Search the data for the word "this" and copy every line that contains it.

Raw records:
- - - - -

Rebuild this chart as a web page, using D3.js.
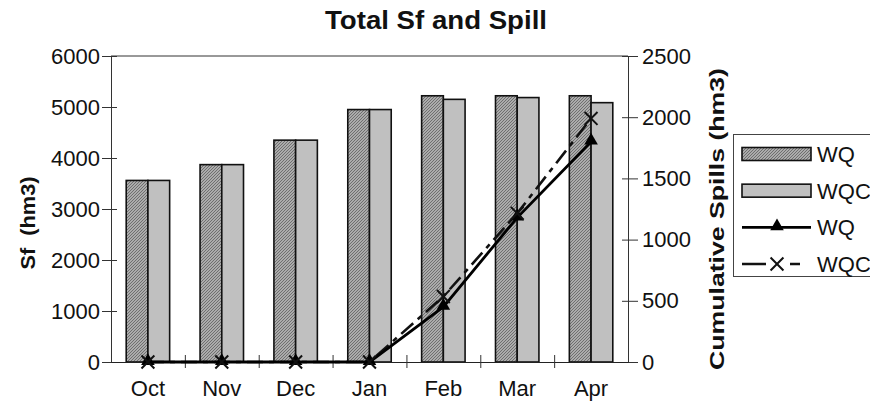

- - - - -

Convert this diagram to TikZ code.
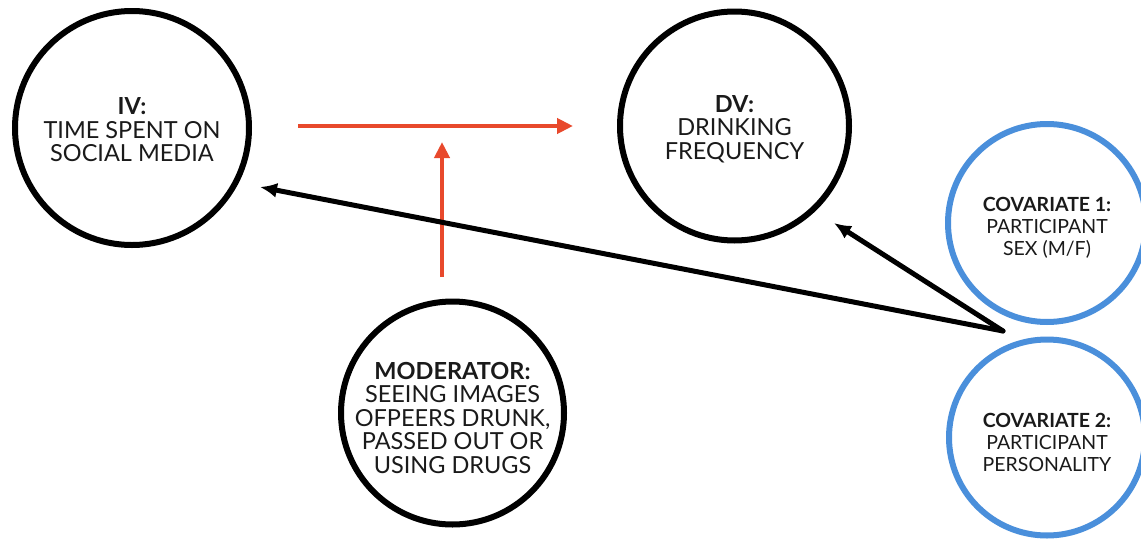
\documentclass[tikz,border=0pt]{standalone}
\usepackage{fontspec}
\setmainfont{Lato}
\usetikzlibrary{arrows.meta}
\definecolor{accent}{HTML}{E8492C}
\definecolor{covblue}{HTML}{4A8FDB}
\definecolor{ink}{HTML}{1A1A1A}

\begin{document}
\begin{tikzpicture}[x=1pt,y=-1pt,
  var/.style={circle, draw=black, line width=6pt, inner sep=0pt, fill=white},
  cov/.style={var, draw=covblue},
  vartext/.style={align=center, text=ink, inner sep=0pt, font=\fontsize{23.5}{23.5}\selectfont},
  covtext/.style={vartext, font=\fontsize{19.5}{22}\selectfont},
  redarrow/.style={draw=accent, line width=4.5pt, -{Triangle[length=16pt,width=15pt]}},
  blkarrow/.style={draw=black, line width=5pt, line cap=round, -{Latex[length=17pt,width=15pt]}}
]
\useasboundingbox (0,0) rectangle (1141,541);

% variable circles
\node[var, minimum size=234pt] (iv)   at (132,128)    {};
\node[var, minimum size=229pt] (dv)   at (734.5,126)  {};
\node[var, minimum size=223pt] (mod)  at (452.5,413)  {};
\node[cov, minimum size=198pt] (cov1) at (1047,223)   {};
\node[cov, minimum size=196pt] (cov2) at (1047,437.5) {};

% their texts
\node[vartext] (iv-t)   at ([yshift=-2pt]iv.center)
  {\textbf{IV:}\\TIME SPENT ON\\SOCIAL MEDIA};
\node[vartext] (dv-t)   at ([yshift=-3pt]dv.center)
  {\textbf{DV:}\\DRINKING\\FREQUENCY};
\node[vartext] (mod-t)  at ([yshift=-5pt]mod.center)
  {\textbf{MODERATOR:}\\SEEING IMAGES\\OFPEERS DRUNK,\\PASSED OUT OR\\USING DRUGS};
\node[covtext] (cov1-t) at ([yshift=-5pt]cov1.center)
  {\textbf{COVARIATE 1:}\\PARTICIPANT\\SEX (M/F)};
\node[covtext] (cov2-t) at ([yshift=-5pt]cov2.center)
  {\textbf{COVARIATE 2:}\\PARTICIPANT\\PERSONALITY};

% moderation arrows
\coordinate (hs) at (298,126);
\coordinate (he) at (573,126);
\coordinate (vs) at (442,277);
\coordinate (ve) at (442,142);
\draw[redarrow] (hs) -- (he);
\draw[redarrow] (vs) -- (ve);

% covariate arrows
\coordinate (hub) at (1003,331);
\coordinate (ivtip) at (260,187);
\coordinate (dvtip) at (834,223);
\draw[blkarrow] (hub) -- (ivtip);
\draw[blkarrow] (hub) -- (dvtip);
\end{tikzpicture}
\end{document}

- - - - -

Exercise answer:
Rebuild this chart as a web page, using D3.js.
Convert this diagram to TikZ code.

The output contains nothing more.